#### GIVEN INSTRUCTION
Write out the listing, please, but only from its first line through the line containing "const canvasRef = useRef<HTMLCanvasElement", exactly as given and without pictures.
** BEGIN LISTED ENTRIES **
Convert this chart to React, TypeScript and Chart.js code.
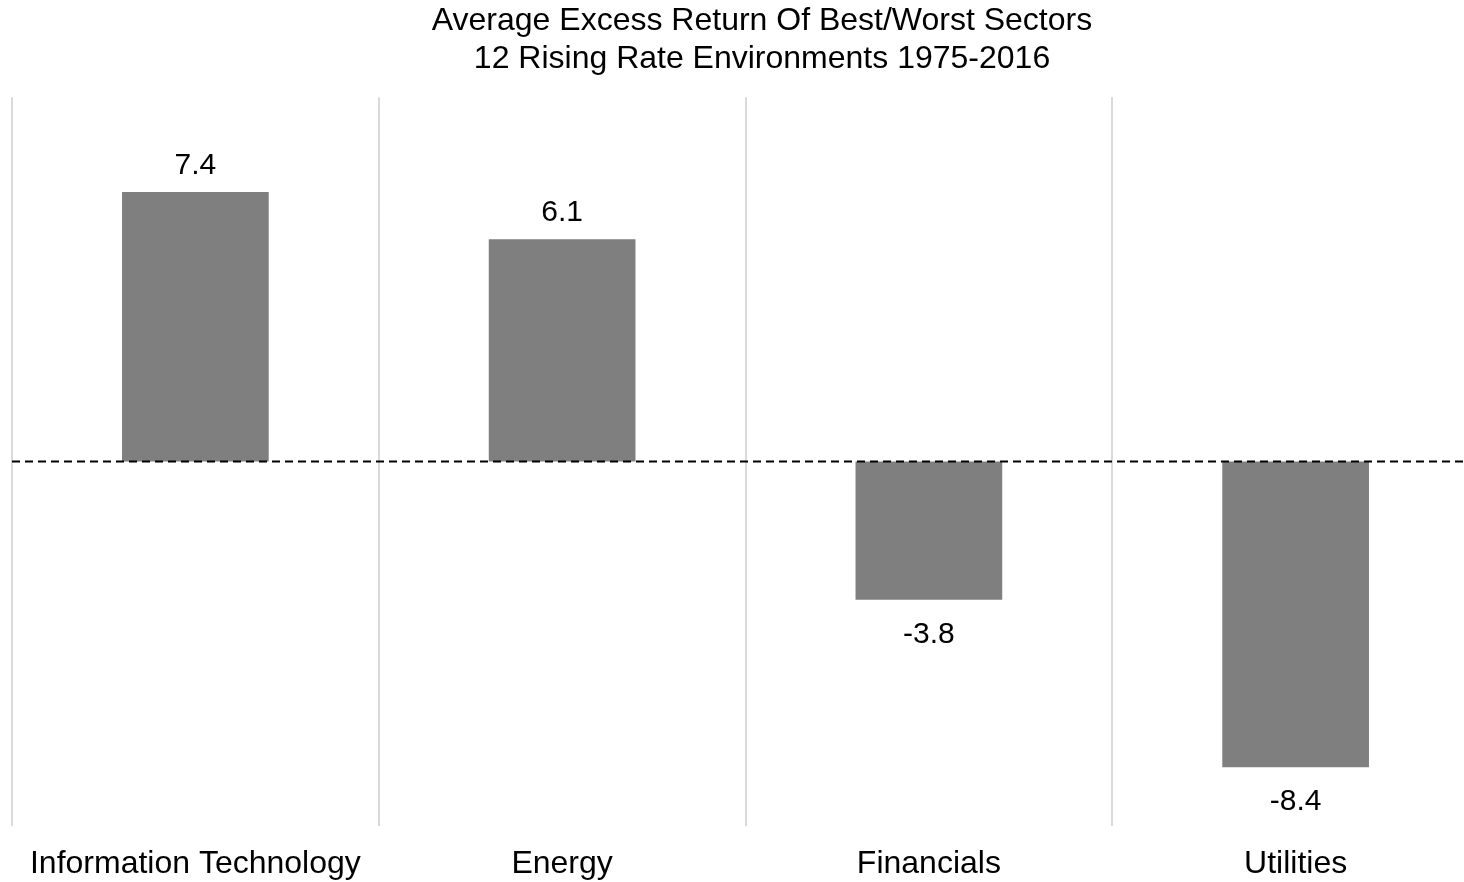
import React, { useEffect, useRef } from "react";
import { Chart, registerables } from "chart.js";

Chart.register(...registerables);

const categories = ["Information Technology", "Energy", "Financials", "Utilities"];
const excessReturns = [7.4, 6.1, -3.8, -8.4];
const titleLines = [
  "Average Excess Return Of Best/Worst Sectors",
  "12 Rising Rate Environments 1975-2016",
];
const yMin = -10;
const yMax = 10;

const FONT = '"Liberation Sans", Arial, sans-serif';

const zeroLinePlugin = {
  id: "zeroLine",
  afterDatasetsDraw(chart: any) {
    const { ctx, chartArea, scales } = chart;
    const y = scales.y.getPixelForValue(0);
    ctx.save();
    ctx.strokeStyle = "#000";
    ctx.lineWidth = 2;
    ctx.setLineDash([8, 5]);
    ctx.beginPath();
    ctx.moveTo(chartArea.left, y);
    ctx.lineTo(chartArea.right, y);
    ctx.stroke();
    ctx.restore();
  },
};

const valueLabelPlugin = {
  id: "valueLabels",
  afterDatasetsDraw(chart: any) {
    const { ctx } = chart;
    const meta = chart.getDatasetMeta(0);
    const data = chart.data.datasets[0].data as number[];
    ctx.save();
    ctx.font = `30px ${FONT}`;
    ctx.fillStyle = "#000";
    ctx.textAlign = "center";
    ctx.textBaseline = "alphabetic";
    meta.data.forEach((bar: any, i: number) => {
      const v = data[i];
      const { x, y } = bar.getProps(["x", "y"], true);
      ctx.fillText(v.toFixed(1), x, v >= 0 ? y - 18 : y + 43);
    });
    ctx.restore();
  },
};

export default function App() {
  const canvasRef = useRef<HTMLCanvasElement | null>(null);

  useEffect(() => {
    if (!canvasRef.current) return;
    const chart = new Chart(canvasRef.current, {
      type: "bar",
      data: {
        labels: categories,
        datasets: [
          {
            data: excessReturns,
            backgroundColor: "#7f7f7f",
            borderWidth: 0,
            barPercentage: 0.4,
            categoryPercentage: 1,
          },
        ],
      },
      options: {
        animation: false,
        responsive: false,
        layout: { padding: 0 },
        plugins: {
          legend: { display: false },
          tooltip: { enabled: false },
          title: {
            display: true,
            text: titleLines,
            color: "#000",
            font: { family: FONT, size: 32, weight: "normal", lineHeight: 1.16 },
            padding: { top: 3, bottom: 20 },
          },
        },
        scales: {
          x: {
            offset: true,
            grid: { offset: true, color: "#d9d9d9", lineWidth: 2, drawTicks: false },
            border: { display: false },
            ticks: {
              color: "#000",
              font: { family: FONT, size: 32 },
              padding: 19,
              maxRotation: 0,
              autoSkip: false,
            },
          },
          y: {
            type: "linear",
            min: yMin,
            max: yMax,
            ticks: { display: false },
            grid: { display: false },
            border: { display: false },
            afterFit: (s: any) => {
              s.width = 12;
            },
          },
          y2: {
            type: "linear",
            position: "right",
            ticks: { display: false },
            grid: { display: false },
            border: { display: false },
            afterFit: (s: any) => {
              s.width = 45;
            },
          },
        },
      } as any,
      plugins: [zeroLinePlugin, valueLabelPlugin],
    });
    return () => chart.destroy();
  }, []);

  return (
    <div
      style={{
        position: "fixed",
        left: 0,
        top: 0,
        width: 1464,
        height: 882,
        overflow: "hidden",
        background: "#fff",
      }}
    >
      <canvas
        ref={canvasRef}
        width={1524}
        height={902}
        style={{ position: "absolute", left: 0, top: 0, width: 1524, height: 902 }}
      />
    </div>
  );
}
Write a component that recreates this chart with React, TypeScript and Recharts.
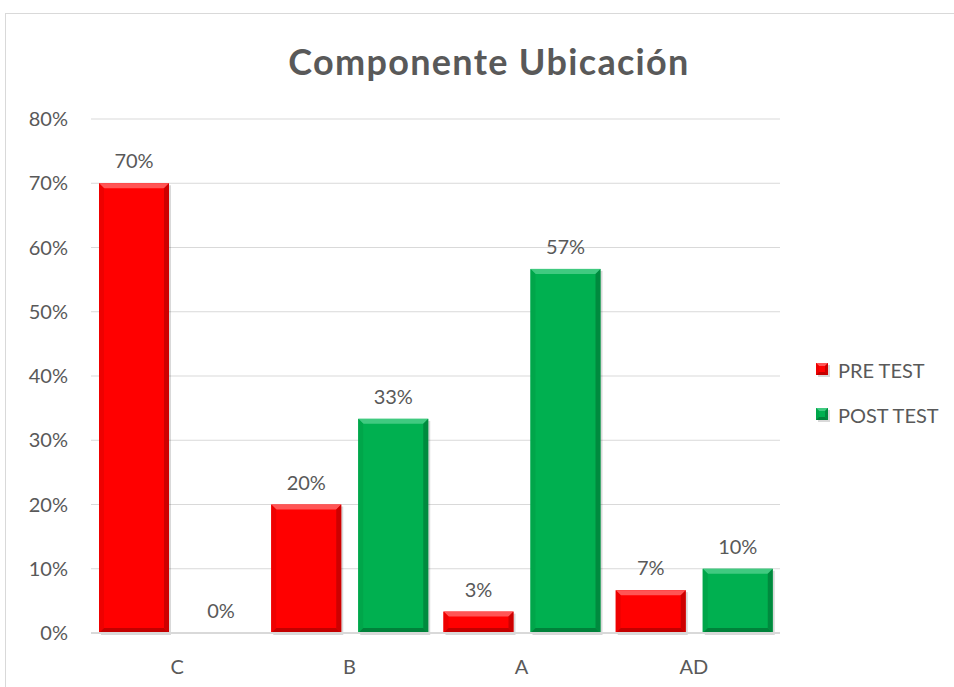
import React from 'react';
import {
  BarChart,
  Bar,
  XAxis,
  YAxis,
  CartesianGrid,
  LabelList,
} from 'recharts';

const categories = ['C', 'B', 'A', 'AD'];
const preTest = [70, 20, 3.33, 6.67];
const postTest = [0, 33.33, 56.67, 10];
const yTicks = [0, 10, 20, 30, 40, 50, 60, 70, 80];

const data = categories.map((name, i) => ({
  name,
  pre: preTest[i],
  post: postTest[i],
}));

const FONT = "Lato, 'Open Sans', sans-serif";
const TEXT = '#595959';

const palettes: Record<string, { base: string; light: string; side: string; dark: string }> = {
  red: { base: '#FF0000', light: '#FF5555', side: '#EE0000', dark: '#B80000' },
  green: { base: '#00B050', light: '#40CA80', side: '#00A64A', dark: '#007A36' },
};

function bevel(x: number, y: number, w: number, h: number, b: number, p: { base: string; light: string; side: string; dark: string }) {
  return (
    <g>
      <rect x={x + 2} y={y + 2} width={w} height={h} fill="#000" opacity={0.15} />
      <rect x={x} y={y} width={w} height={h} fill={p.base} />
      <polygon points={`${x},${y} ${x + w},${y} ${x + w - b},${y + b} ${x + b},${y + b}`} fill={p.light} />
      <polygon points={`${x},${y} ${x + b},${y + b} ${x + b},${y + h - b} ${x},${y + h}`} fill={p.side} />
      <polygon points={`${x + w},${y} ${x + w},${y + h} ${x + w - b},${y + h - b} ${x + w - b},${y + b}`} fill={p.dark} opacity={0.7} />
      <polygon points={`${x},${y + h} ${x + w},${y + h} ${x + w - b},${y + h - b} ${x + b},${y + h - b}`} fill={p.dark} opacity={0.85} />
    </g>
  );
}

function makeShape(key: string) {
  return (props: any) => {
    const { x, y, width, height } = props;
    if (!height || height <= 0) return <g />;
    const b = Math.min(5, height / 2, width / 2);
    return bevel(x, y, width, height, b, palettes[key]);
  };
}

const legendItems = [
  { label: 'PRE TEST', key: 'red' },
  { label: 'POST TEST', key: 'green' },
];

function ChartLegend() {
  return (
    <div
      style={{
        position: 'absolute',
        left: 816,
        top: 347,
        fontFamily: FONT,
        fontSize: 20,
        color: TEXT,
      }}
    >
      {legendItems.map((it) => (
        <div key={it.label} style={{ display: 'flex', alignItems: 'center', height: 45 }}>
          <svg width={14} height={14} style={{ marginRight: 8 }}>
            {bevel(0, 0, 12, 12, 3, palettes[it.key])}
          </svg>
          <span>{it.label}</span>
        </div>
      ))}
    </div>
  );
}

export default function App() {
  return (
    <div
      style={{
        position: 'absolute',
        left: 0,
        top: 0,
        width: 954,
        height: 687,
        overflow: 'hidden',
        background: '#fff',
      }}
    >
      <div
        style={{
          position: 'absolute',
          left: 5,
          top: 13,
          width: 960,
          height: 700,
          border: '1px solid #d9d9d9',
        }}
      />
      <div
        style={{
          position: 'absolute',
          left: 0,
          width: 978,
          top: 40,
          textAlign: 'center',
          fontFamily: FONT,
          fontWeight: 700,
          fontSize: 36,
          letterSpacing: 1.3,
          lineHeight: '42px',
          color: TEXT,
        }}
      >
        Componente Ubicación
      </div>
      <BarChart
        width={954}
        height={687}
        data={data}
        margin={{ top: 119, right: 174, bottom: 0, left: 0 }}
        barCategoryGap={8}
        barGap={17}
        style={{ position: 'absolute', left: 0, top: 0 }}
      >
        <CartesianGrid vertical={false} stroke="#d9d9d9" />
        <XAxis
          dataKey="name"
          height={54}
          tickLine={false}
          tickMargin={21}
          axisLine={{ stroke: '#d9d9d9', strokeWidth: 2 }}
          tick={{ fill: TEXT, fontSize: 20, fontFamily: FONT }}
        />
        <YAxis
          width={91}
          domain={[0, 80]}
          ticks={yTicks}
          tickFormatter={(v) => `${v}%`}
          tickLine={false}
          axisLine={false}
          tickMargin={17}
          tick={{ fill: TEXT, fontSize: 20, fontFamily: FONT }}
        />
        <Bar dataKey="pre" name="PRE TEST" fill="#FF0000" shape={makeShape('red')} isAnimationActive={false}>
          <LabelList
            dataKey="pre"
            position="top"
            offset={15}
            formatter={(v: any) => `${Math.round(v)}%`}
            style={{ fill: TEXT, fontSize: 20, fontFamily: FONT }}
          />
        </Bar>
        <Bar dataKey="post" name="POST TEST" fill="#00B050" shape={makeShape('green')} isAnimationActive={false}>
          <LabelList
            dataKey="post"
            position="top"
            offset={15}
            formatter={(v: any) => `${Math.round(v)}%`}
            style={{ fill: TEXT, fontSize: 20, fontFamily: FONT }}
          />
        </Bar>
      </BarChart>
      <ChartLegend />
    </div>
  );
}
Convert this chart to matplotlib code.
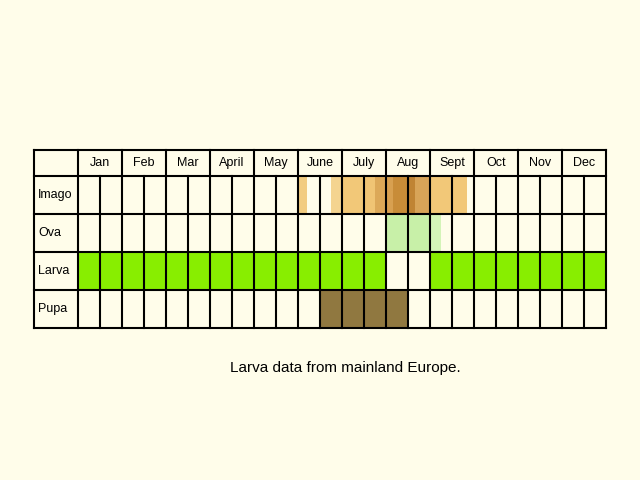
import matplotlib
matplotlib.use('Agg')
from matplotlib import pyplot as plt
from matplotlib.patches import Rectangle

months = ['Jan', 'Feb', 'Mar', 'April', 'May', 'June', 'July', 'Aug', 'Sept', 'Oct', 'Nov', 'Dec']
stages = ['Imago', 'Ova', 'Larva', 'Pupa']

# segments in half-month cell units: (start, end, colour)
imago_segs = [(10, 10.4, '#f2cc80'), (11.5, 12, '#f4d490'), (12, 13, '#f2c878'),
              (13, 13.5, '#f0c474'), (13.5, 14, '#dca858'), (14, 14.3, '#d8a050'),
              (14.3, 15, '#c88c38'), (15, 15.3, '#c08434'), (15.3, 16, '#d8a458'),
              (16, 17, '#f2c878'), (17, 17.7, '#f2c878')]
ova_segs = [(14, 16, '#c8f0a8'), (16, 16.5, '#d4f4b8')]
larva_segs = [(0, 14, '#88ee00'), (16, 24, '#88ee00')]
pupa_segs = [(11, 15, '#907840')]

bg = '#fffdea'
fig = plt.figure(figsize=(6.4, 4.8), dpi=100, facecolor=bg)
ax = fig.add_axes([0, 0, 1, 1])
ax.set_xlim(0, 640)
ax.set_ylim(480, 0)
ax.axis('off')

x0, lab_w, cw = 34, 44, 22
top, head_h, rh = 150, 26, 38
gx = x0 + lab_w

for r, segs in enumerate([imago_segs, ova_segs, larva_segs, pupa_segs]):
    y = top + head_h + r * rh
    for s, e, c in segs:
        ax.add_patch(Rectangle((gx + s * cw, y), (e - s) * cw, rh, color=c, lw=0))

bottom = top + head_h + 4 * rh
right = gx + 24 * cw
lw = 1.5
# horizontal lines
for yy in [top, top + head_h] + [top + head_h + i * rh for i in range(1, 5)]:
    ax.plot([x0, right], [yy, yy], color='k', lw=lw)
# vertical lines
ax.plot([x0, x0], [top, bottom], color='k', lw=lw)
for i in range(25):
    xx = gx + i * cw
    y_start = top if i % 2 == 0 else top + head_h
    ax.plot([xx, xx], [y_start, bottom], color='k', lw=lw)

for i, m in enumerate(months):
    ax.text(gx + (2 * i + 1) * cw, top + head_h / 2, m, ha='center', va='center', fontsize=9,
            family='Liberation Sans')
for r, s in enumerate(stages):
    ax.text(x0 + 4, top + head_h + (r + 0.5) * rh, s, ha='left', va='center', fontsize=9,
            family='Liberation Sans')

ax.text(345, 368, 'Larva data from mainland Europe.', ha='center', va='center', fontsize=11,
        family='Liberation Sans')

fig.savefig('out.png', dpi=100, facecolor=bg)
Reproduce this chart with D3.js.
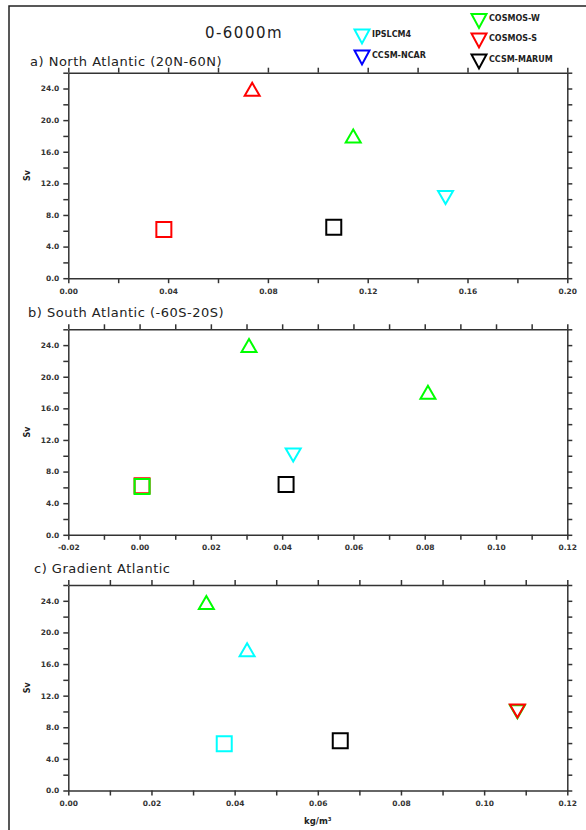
** END LISTED ENTRIES **
#### EXERCISE RESPONSE
Convert this chart to React, TypeScript and Chart.js code.
import React, { useEffect, useRef } from "react";
import { Chart, registerables } from "chart.js";

Chart.register(...registerables);

const categories = ["Information Technology", "Energy", "Financials", "Utilities"];
const excessReturns = [7.4, 6.1, -3.8, -8.4];
const titleLines = [
  "Average Excess Return Of Best/Worst Sectors",
  "12 Rising Rate Environments 1975-2016",
];
const yMin = -10;
const yMax = 10;

const FONT = '"Liberation Sans", Arial, sans-serif';

const zeroLinePlugin = {
  id: "zeroLine",
  afterDatasetsDraw(chart: any) {
    const { ctx, chartArea, scales } = chart;
    const y = scales.y.getPixelForValue(0);
    ctx.save();
    ctx.strokeStyle = "#000";
    ctx.lineWidth = 2;
    ctx.setLineDash([8, 5]);
    ctx.beginPath();
    ctx.moveTo(chartArea.left, y);
    ctx.lineTo(chartArea.right, y);
    ctx.stroke();
    ctx.restore();
  },
};

const valueLabelPlugin = {
  id: "valueLabels",
  afterDatasetsDraw(chart: any) {
    const { ctx } = chart;
    const meta = chart.getDatasetMeta(0);
    const data = chart.data.datasets[0].data as number[];
    ctx.save();
    ctx.font = `30px ${FONT}`;
    ctx.fillStyle = "#000";
    ctx.textAlign = "center";
    ctx.textBaseline = "alphabetic";
    meta.data.forEach((bar: any, i: number) => {
      const v = data[i];
      const { x, y } = bar.getProps(["x", "y"], true);
      ctx.fillText(v.toFixed(1), x, v >= 0 ? y - 18 : y + 43);
    });
    ctx.restore();
  },
};

export default function App() {
  const canvasRef = useRef<HTMLCanvasElement | null>(null);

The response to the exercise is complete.